Bekende studies als de ‘E-Readiness-index’ van de Economist Intelligence Unit brengen de wereldwijde ict-infrastructuur (koper- of glasvezelkabels, pc’s, gsm’s, …) mooi in kaart, zo stelt professor Leonard Waverman van de London Business School, maar zelden wordt de kwaliteit en efficiëntie van het gebruik van ict in ranglijsten gegoten. In de Connectivity Scorecard probeert Waverman daar, samen met consultingbedrijf LECG en in opdracht van Nokia Siemens Networks, verandering in te brengen.

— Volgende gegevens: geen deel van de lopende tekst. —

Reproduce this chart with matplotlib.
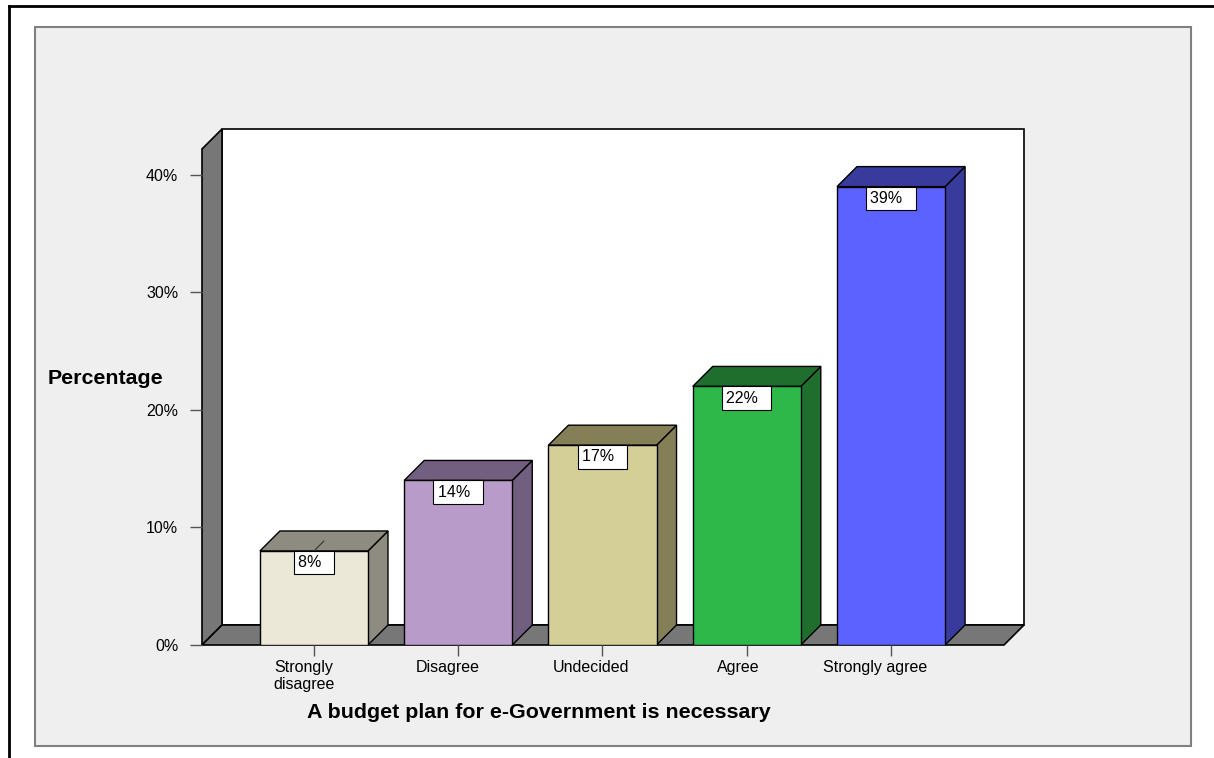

In een eerste poging berekende hij de scores van 16 ‘innovatiegedreven economieën’. Opvallend zijn de lage scores van veel landen die vaak aan de top van andere lijsten staan. Zo bijvoorbeeld Korea dat slechts een tiende plaats bezet. Lage scores betekenen in deze lijst dat een land problemen heeft met z’n ict-infrastructuur, het gebruik ervan of beide. De Verenigde Staten staan op de eerste plaats in de lijst met een score van 6,97 (10 is het maximum). Zweden komt op de tweede plaats en Japan op de derde.
Waverman zegt dat de lijst in de toekomst natuurlijk meer landen moet bevatten, maar dat de studie toch al duidelijk aanduidt dat landen niet mogen blijven stilzitten. "Om de maatschappelijke en economische voordelen die voortspruiten uit ict te vergroten, moeten landen infrastructuur en gebruik als een gecombineerde maatstaf zien."